The Directive that came into force in 1996 contains minimum provisions covering the rights of posted workers. However, the employer is not obliged to pay a posted worker more than the minimum rate of pay fixed by the host country. “The current Directive has been undermined by a series of court judgements, and a revision is absolutely necessary to re-establish the fundamental principle of equal pay for equal work,” says Luca Visentini, General Secretary of the European Trade Union Confederation (ETUC).
That is what the European Commission has done when on 8 March it issued a targeted revision of the rules for posting workers. Posted workers will benefit from the same rules governing pay and working conditions as local workers.
All very well, but a number of Member States have begged to differ. On 10 May 2016 the national parliaments of 11 Member States launched a “Yellow Card” procedure, as provided for in the Treaty of Lisbon, to ask the European Commission to review its proposal. This procedure allows a third party, made up of a minimum of nine national parliaments, to sound the alarm if they believe that either an EU programme is unnecessary or that the problem can be resolved satisfactorily at national or regional level. This forces the Commission to rewrite its text.
The national parliaments who spoke up were most notably those of the ten Eastern European members. Flashing the “yellow card”, they are challenging the argument that this proposed legislation respects the principle of subsidiarity. Basically the Eastern European countries are the main suppliers of posted workers and, as explained by Elżbieta Rafalska, the Polish Minister for Family, Labour and Social Affairs, “the Commission’s proposal hampers the idea of internal market and European competitiveness.”
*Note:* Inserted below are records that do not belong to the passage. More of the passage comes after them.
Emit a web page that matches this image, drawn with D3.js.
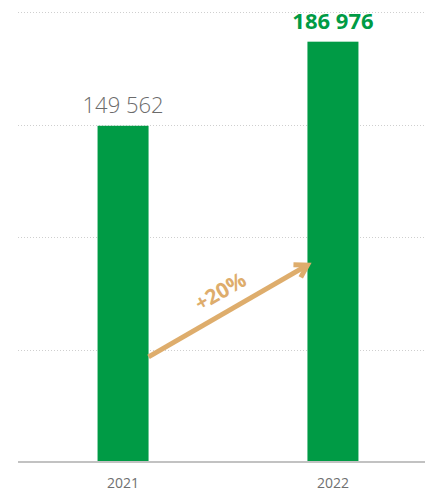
<!DOCTYPE html>
<html>
<head>
<meta charset="utf-8">
<script src="https://cdn.jsdelivr.net/npm/d3@7"></script>
<style>
  body { margin: 0; background: #fff; }
  svg { display: block; font-family: "Open Sans", sans-serif; }
</style>
</head>
<body>
<div id="chart"></div>
<script>
// data
var years = ["2021", "2022"];
var values = [149562, 186976];
var labels = ["149 562", "186 976"];
var gridTicks = [50000, 100000, 150000, 200000];
var growthLabel = "+20%";
// arrow start / end, in value units
var arrowFrom = 46800, arrowTo = 87600;

var width = 425, height = 492;
var margin = {top: 12, right: 0, bottom: 30, left: 18};

var svg = d3.select("#chart").append("svg")
    .attr("width", width)
    .attr("height", height);

var x = d3.scaleBand()
    .domain(years)
    .range([margin.left, 438])
    .paddingInner(0.757)
    .paddingOuter(0.379);

var y = d3.scaleLinear()
    .domain([0, 200000])
    .range([462, 12.4]);

// grid lines
svg.append("g")
    .selectAll("line")
    .data(gridTicks)
    .enter().append("line")
    .attr("x1", margin.left)
    .attr("x2", width)
    .attr("y1", function(d) { return Math.round(y(d)) + 0.5; })
    .attr("y2", function(d) { return Math.round(y(d)) + 0.5; })
    .style("stroke", "#cfcfcf")
    .style("stroke-width", 1)
    .style("stroke-dasharray", "1,2");

// bars
svg.selectAll(".bar")
    .data(values)
    .enter().append("rect")
    .attr("class", "bar")
    .attr("x", function(d, i) { return x(years[i]); })
    .attr("width", x.bandwidth())
    .attr("y", function(d) { return y(d); })
    .attr("height", function(d) { return y(0) - y(d); })
    .style("fill", "#009b45");

// baseline
svg.append("line")
    .attr("x1", margin.left)
    .attr("x2", width)
    .attr("y1", y(0))
    .attr("y2", y(0))
    .style("stroke", "#c2c2c2")
    .style("stroke-width", 2);

// x axis labels
var xAxis = d3.axisBottom(x).tickSize(0).tickPadding(0);
var gx = svg.append("g")
    .attr("transform", "translate(0," + (y(0) + 16) + ")")
    .call(xAxis);
gx.select(".domain").remove();
gx.selectAll("text")
    .attr("dy", "0.71em")
    .style("font-family", "Open Sans, sans-serif")
    .style("font-size", "14px")
    .style("fill", "#707070");

// value labels
svg.selectAll(".val")
    .data(values)
    .enter().append("text")
    .attr("class", "val")
    .attr("x", function(d, i) { return x(years[i]) + x.bandwidth() / 2; })
    .attr("y", function(d) { return y(d) - 13; })
    .attr("text-anchor", "middle")
    .style("font-size", "22px")
    .style("font-weight", function(d, i) { return i == 1 ? 700 : 300; })
    .style("fill", function(d, i) { return i == 1 ? "#009b45" : "#6b6b6b"; })
    .text(function(d, i) { return labels[i]; });

// growth arrow
var ax1 = x(years[0]) + x.bandwidth(), ay1 = y(arrowFrom);
var ax2 = x(years[1]), ay2 = y(arrowTo);
var ang = Math.atan2(ay2 - ay1, ax2 - ax1);
var arrowColor = "#dead6c";

svg.append("line")
    .attr("x1", ax1).attr("y1", ay1)
    .attr("x2", ax2 - 2 * Math.cos(ang)).attr("y2", ay2 - 2 * Math.sin(ang))
    .style("stroke", arrowColor)
    .style("stroke-width", 5);

var head = 14, spread = 0.55;
svg.append("path")
    .attr("d", "M" + (ax2 - head * Math.cos(ang - spread)) + "," + (ay2 - head * Math.sin(ang - spread)) +
        "L" + ax2 + "," + ay2 +
        "L" + (ax2 - head * Math.cos(ang + spread)) + "," + (ay2 - head * Math.sin(ang + spread)))
    .style("fill", "none")
    .style("stroke", arrowColor)
    .style("stroke-width", 5)
    .style("stroke-linejoin", "miter")
    .style("stroke-linecap", "butt");

var mx = (ax1 + ax2) / 2 - 4, my = (ay1 + ay2) / 2 - 13;
svg.append("text")
    .attr("transform", "translate(" + mx + "," + my + ") rotate(" + (ang * 180 / Math.PI) + ")")
    .attr("text-anchor", "middle")
    .style("font-size", "21px")
    .style("font-weight", 700)
    .style("fill", arrowColor)
    .text(growthLabel);
</script>
</body>
</html>
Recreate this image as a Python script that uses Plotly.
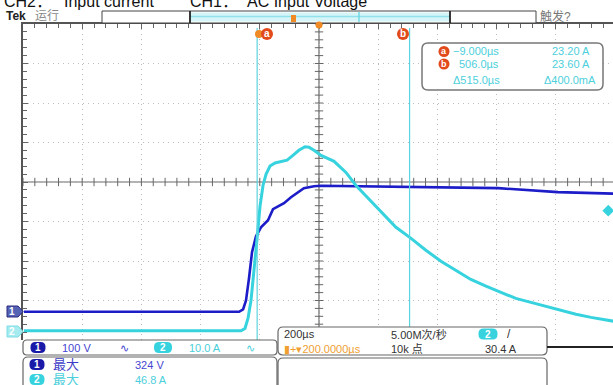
import plotly.graph_objects as go

W, H = 613, 385

# ---- data (time in µs) ----
ch1_t = [-797, -600, -400, -200, -70, -56.5, -46.6, -36.5, -26.3, -12.8, 4, 27.8, 44.6, 81.8,
         105.4, 149, 183, 207, 342, 545, 805, 1007, 1197]
ch1_v = [0, 0, 0, 0, 0, 6, 29, 85, 151, 191, 214, 232, 260, 275,
         290, 313, 318, 319, 318, 316.5, 313, 303, 299]

ch2_t = [-797, -400, -63.5, -50, -39.8, -29.7, -19.6, -9.4, 0.7, 10.8, 21, 34.5, 51.4, 71.6, 92,
         112, 132, 152.7, 166, 183, 207, 251, 291, 325, 366, 409, 460, 511, 561, 612, 663,
         713, 764, 815, 865, 916, 967, 1017, 1068, 1119, 1197]
ch2_i = [0, 0, 0, 0.6, 3.2, 7.7, 14.8, 23.2, 31.5, 36.8, 39.6, 41.7, 42.5, 42.8, 43.2,
         44.4, 45.7, 46.6, 46.5, 45.7, 44.4, 42.9, 40.1, 36.8, 33.5, 30.3, 26.2, 23.4, 20.4, 17.6, 15.3,
         13.0, 11.3, 9.7, 8.2, 7.2, 6.2, 5.2, 4.2, 3.4, 2.4]

cursor_t = [-9.0, 506.0]
trig_level = 30.4
trig_pos = 200.0

# scope settings
t_div, v_div, i_div = 200.0, 100.0, 10.0
ch1_off, ch2_off = -3.286, -3.767   # baseline position in divisions
x_range = [trig_pos - 5 * t_div, trig_pos - 5 * t_div + 590 / 59.2 * t_div]
v_range = [(-4 - ch1_off) * v_div, (4 - ch1_off) * v_div]
i_range = [(-4 - ch2_off) * i_div, (4 - ch2_off) * i_div]
v_center = -ch1_off * v_div

BLUE = '#1c1cc8'
CYAN = '#36d3df'
ORANGE = '#f08a24'
RED = '#e24a1c'
FONT = 'Liberation Sans, Arial, Noto Sans CJK SC'

def P(x):
    return x / W

def Q(y):
    return 1 - y / H

fig = go.Figure()

# centre-cross tick marks
xt = [x_range[0] + k * t_div / 5 for k in range(0, 51)]
fig.add_trace(go.Scatter(x=xt, y=[v_center] * len(xt), mode='markers',
                         marker=dict(symbol='line-ns', size=6, line=dict(color='#666', width=1)),
                         hoverinfo='skip', showlegend=False))
yt = [v_range[0] + k * v_div / 5 for k in range(0, 41)]
fig.add_trace(go.Scatter(x=[trig_pos] * len(yt), y=yt, mode='markers',
                         marker=dict(symbol='line-ew', size=6, line=dict(color='#666', width=1)),
                         hoverinfo='skip', showlegend=False))

fig.add_trace(go.Scatter(x=ch2_t, y=ch2_i, yaxis='y2', mode='lines',
                         line=dict(color=CYAN, width=3), showlegend=False))
fig.add_trace(go.Scatter(x=ch1_t, y=ch1_v, mode='lines',
                         line=dict(color=BLUE, width=2.6), showlegend=False))
# trigger level marker
fig.add_trace(go.Scatter(x=[x_range[1] - 0.08 * t_div], y=[trig_level], yaxis='y2', mode='markers',
                         marker=dict(symbol='diamond', size=9, color=CYAN), showlegend=False))

shapes = []
ann = []

def line(x0, y0, x1, y1, color, width=1, layer='above'):
    shapes.append(dict(type='line', xref='paper', yref='paper', x0=P(x0), y0=Q(y0), x1=P(x1), y1=Q(y1),
                       line=dict(color=color, width=width), layer=layer))

def rect(x0, y0, x1, y1, fill, lc=None, lw=1):
    shapes.append(dict(type='rect', xref='paper', yref='paper', x0=P(x0), y0=Q(y0), x1=P(x1), y1=Q(y1),
                       fillcolor=fill, line=dict(color=lc or fill, width=lw if lc else 0), layer='above'))

def rrect(x0, y0, x1, y1, r, fill, lc=None, lw=1):
    pts = (f"M{P(x0+r)},{Q(y0)} L{P(x1-r)},{Q(y0)} Q{P(x1)},{Q(y0)} {P(x1)},{Q(y0+r)} "
           f"L{P(x1)},{Q(y1-r)} Q{P(x1)},{Q(y1)} {P(x1-r)},{Q(y1)} L{P(x0+r)},{Q(y1)} "
           f"Q{P(x0)},{Q(y1)} {P(x0)},{Q(y1-r)} L{P(x0)},{Q(y0+r)} Q{P(x0)},{Q(y0)} {P(x0+r)},{Q(y0)} Z")
    shapes.append(dict(type='path', xref='paper', yref='paper', path=pts, fillcolor=fill,
                       line=dict(color=lc or fill, width=lw if lc else 0), layer='above'))

def circ(cx, cy, r, fill):
    shapes.append(dict(type='circle', xref='paper', yref='paper', x0=P(cx - r), x1=P(cx + r),
                       y0=Q(cy + r), y1=Q(cy - r), fillcolor=fill, line=dict(width=0), layer='above'))

def text(x, y, s, size=11, color='#333', anchor='left', bold=False, family=FONT):
    if bold:
        s = '<b>' + s + '</b>'
    ann.append(dict(x=P(x), y=Q(y), xref='paper', yref='paper', text=s, showarrow=False,
                    xanchor=anchor, yanchor='middle', font=dict(size=size, color=color, family=family)))

def pill(cx, cy, s, fill, w=15, h=11):
    rrect(cx - w / 2, cy - h / 2, cx + w / 2, cy + h / 2, h / 2 - 0.5, fill)
    text(cx, cy, s, size=10, color='white', anchor='center', bold=True)

# cursor lines
for ct in cursor_t:
    shapes.append(dict(type='line', xref='x', yref='paper', x0=ct, x1=ct, y0=Q(340), y1=Q(28),
                       line=dict(color='#5cd4df', width=1.2), layer='above'))
# centre cross lines
shapes.append(dict(type='line', xref='x', yref='paper', x0=trig_pos, x1=trig_pos, y0=Q(340), y1=Q(24),
                   line=dict(color='#666', width=1.2), layer='below'))
shapes.append(dict(type='line', xref='paper', yref='y', x0=P(23), x1=1, y0=v_center, y1=v_center,
                   line=dict(color='#666', width=1.2), layer='below'))

# title (partially off screen)
text(2, 1.5, 'CH2：', 16, '#111')
text(62, 1.5, 'Input current', 16, '#111')
text(188, 1.5, 'CH1：', 16, '#111')
text(245, 1.5, 'AC Input Voltage', 16, '#111')

# top status row
text(4, 16.5, 'Tek', 12, '#222', bold=True)
text(33, 16.5, '运行', 12, '#888')
rect(102, 11, 536, 23, 'white', '#444', 1)
rect(190, 12.5, 450, 21.5, '#d6f5f8')
line(190, 16.5, 450, 16.5, '#8fe2e9', 1.5)
line(190, 11, 190, 23, '#222', 1.8)
line(450, 11, 450, 23, '#222', 1.8)
line(359, 12, 359, 22, '#5cd4df', 1.2)
rect(291, 15, 296, 22, ORANGE)
text(538, 16, '触发?', 12, '#777')

# top markers
circ(319, 25, 3.5, ORANGE)
circ(259, 34, 4, ORANGE)
circ(267, 34, 6, RED)
text(267, 33.5, 'a', 10, 'white', 'center', bold=True)
circ(403, 34, 6, RED)
text(403, 33.5, 'b', 10, 'white', 'center', bold=True)

# cursor readout box
rrect(422, 43, 603, 90, 6, 'white', '#777', 1.5)
CY2 = '#4ccfdb'
circ(444, 51.5, 5.5, RED)
text(444, 51, 'a', 9, 'white', 'center', bold=True)
circ(444, 64, 5.5, RED)
text(444, 63.5, 'b', 9, 'white', 'center', bold=True)
text(501, 51.5, '−9.000µs', 11, CY2, 'right')
text(592, 51.5, '23.20 A', 11, CY2, 'right')
text(501, 64, '506.0µs', 11, CY2, 'right')
text(592, 64, '23.60 A', 11, CY2, 'right')
text(502, 80, 'Δ515.0µs', 11, CY2, 'right')
text(598, 80, 'Δ400.0mA', 11, CY2, 'right')

# channel ground markers on the left
shapes.append(dict(type='path', xref='paper', yref='paper', layer='above',
                   path=f"M{P(7)},{Q(306)} L{P(18)},{Q(306)} L{P(23)},{Q(311.5)} L{P(18)},{Q(317)} L{P(7)},{Q(317)} Z",
                   fillcolor='#5563b5', line=dict(color='#2a2a80', width=1)))
text(12, 311.5, '1', 10, 'white', 'center', bold=True)
shapes.append(dict(type='path', xref='paper', yref='paper', layer='above',
                   path=f"M{P(7)},{Q(326)} L{P(18)},{Q(326)} L{P(23)},{Q(331.5)} L{P(18)},{Q(337)} L{P(7)},{Q(337)} Z",
                   fillcolor='#a5ebf0', line=dict(color='#7fdde5', width=1)))
text(12, 331.5, '2', 10, 'white', 'center', bold=True)

# bottom channel bar
rrect(23, 340, 277, 355, 4, 'white', '#666', 1.2)
pill(38, 347.5, '1', '#1a1aa8')
text(60, 347.5, '100 V', 11, '#4646d2')
text(118, 347.5, '∿', 11, '#4646d2')
pill(163, 347.5, '2', CYAN, w=18)
text(187, 347.5, '10.0 A', 11, CY2)
text(244, 347.5, '∿', 11, CY2)

# measurement box
rrect(23, 357, 277, 400, 5, 'white', '#666', 1.2)
pill(37, 364.5, '1', '#1a1aa8')
text(51, 364.5, '最大', 13, '#3c3cc8')
text(133, 364.5, '324 V', 11, '#4646d2')
pill(37, 379.5, '2', CYAN)
text(51, 379.5, '最大', 13, CY2)
text(133, 379.5, '46.8 A', 11, CY2)

# horizontal / acquisition box
rrect(278, 327, 547, 355, 5, 'white', '#666', 1.2)
text(282, 334, '200µs', 11, '#333')
text(389, 334, '5.00M次/秒', 11, '#333')
pill(488, 334, '2', CYAN, w=19)
text(505, 334, '/', 12, '#333')
text(282, 349, '▮+▾200.0000µs', 11, '#f0a030')
text(389, 349, '10k 点', 11, '#333')
text(483, 349, '30.4 A', 11, '#333')
rrect(278, 358, 547, 400, 5, 'white', '#666', 1.2)
line(547, 347, 613, 347, '#222', 2)

fig.update_layout(
    width=W, height=H, margin=dict(l=0, r=0, t=0, b=0),
    paper_bgcolor='white', plot_bgcolor='white', showlegend=False,
    xaxis=dict(domain=[23 / W, 1], range=x_range, side='top', showline=True, linecolor='#555', linewidth=1.5,
               ticks='inside', ticklen=5, tickcolor='#666', tick0=x_range[0], dtick=t_div,
               showticklabels=False, zeroline=False,
               showgrid=True, gridcolor='#bdbdbd', griddash='1px,4px', gridwidth=1,
               minor=dict(ticks='inside', ticklen=4, tickcolor='#666', dtick=t_div / 5, tick0=x_range[0],
                          showgrid=False)),
    yaxis=dict(domain=[(H - 340) / H, (H - 24) / H], range=v_range, showline=True, linecolor='#555',
               linewidth=1.5, ticks='inside', ticklen=5, tickcolor='#666', tick0=v_range[0], dtick=v_div,
               showticklabels=False, zeroline=False,
               showgrid=True, gridcolor='#bdbdbd', griddash='1px,4px', gridwidth=1,
               minor=dict(ticks='inside', ticklen=4, tickcolor='#666', dtick=v_div / 5, tick0=v_range[0],
                          showgrid=False)),
    yaxis2=dict(overlaying='y', range=i_range, visible=False),
    shapes=shapes, annotations=ann,
)

fig.write_html('out.html', config={'displayModeBar': False},
               post_script="document.body.style.margin='0px';document.body.style.overflow='hidden';")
On the other side, Germany, France and Belgium are the three Member States attracting the highest numbers of posted workers and they want – as do many other countries – stricter rules to mitigate social dumping. This now looks like a different political East-West perception.
In the wake of the announcement that the yellow card procedure had been triggered, Luca Visentini, emphasises the importance of finding a solution that is as fair for workers as for employers. “This [revision] is in the interests of all workers, especially posted workers and honest companies. Using posting to drive down wages and undermine working conditions benefits no one except bad employers.” Europe’s trade unions are unanimous, he points out. “All trade unions in Europe, including in countries where parliaments have supported the yellow card procedure, strongly support revision of the Posting of Workers Directive.”
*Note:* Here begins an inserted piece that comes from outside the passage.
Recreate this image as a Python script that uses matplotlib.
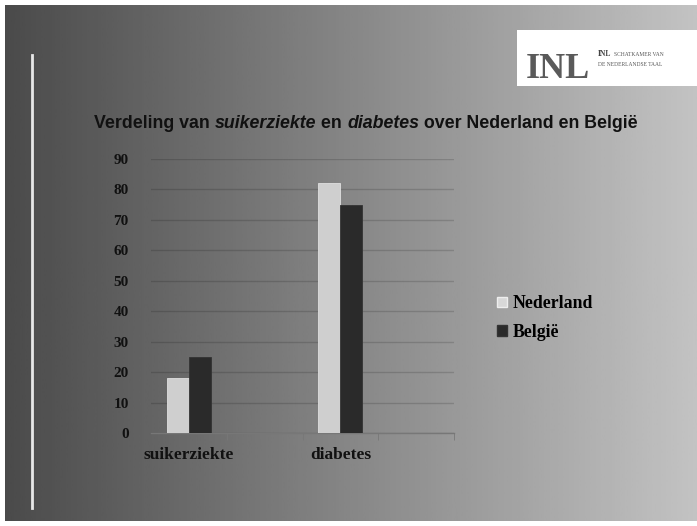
import numpy as np
import matplotlib
matplotlib.use('Agg')
import matplotlib.pyplot as plt
from matplotlib.patches import Rectangle, Patch
from matplotlib.lines import Line2D

# chart data
categories = ['suikerziekte', '', 'diabetes', '']
nederland = [18, 0, 82, 0]
belgie = [25, 0, 75, 0]
series_names = ['Nederland', 'België']
y_ticks = [0, 10, 20, 30, 40, 50, 60, 70, 80, 90]

W, H = 697, 526
fig = plt.figure(figsize=(W / 100, H / 100), dpi=100)
fig.patch.set_facecolor('white')

# slide background: horizontal grey gradient
bg = fig.add_axes([5 / W, 5 / H, 692 / W, 516 / H])
grad = np.linspace(0, 1, 256).reshape(1, -1)
bg.imshow(grad, aspect='auto', cmap='gray', vmin=-0.62, vmax=1.50,
          extent=[0, 1, 0, 1])
bg.set_axis_off()

# thin white vertical line at the left
fig.add_artist(Line2D([32 / W, 32 / W], [1 - 55 / H, 1 - 508 / H],
                      transform=fig.transFigure, color='#e8e8e8', lw=2))

# logo box
fig.add_artist(Rectangle((517 / W, 1 - 86 / H), 180 / W, 56 / H,
                         transform=fig.transFigure, facecolor='white',
                         edgecolor='none'))
fig.text(526 / W, 1 - 78 / H, 'INL', fontsize=26, weight='bold',
         family='Liberation Serif', color='#5a5a5a', va='baseline', ha='left')
fig.text(598 / W, 1 - 56 / H, 'INL', fontsize=5.5, weight='bold',
         family='Liberation Serif', color='#444')
fig.text(614 / W, 1 - 56 / H, 'SCHATKAMER VAN', fontsize=4,
         family='Liberation Serif', color='#555')
fig.text(598 / W, 1 - 66 / H, 'DE NEDERLANDSE TAAL', fontsize=4,
         family='Liberation Serif', color='#555')

# title with italic words
parts = [('Verdeling van ', 'normal'), ('suikerziekte', 'italic'),
         (' en ', 'normal'), ('diabetes', 'italic'),
         (' over Nederland en België', 'normal')]
renderer = fig.canvas.get_renderer()
texts = []
for s, st in parts:
    t = fig.text(0, 1 - 124 / H, s, fontsize=12.8, weight='bold', style=st,
                 family='Liberation Sans', color='#111', va='center')
    texts.append(t)
widths = [t.get_window_extent(renderer).width for t in texts]
x = 366 - sum(widths) / 2
for t, w in zip(texts, widths):
    t.set_x(x / W)
    x += w

# chart axes
ax = fig.add_axes([151 / W, 93 / H, 303 / W, 274 / H])
ax.patch.set_alpha(0)
pos = np.arange(len(categories))
bw = 0.29
ax.bar(pos - bw / 2, nederland, bw, color='#cfcfcf', edgecolor='#e0e0e0',
       lw=0.6, zorder=3)
ax.bar(pos + bw / 2, belgie, bw, color='#2a2a2a', edgecolor='#333',
       lw=0.6, zorder=3)
ax.set_xlim(-0.5, len(categories) - 0.5)
ax.set_ylim(0, 90)
ax.set_yticks(y_ticks)
ax.set_yticklabels([str(v) for v in y_ticks], family='Liberation Serif',
                   weight='bold', fontsize=11, color='#111')
ax.tick_params(axis='y', length=0, pad=16)
ax.yaxis.grid(True, color='#000000', alpha=0.15, lw=1)
ax.set_axisbelow(True)
ax.set_xticks([0, 2])
ax.set_xticklabels(['suikerziekte', 'diabetes'], family='Liberation Serif',
                   weight='bold', fontsize=12.5, color='#111')
ax.tick_params(axis='x', length=0, pad=10)
ax.set_xticks(pos + 0.5, minor=True)
ax.tick_params(axis='x', which='minor', length=5, color='#777', direction='out')
for sp in ['top', 'right', 'left']:
    ax.spines[sp].set_visible(False)
ax.spines['bottom'].set_color('#777')
ax.spines['bottom'].set_linewidth(1)

handles = [Patch(facecolor='#d8d8d8', edgecolor='#eee'),
           Patch(facecolor='#2a2a2a', edgecolor='#333')]
fig.legend(handles, series_names, loc='center left',
           bbox_to_anchor=(481 / W, 1 - 318 / H), frameon=False,
           handlelength=0.55, handleheight=0.55, handletextpad=0.35,
           labelspacing=0.65,
           prop={'family': 'Liberation Serif', 'weight': 'bold', 'size': 12.8})

fig.savefig('out.png', dpi=100)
There is a long list of problems still looking for a solution in this context: corporate ‘shopping lists’, the flouting of social norms, the lack of cross-border implementation, the difficulties in tracking down traces of rule-breaking in a transnational context, and the weaknesses in sanctions systems. All this has turned the framework of the free provision of services into an Achilles heel for the practice of recruiting workers on a cross-border basis.
Ahead of 10 May 2016, trade unions in these eleven countries were campaigning vigorously to prevent their parliaments (for example, Estonia) from backing the yellow card procedure. Today the trade unions of 90 national organisations representing 45 million workers under the banner of the European Trade Union Confederation (ETUC) are calling on the European Commission “to maintain the existing proposed revision of the Directive.”
The EU is the only body capable of establishing fair rules of the game regarding worker mobility inside the Single Market. European workers are waiting for the European institutions to flash the red card against the social dumping which is hugely undermining confidence in the European project. But it not use it against posted workers or against the other workers.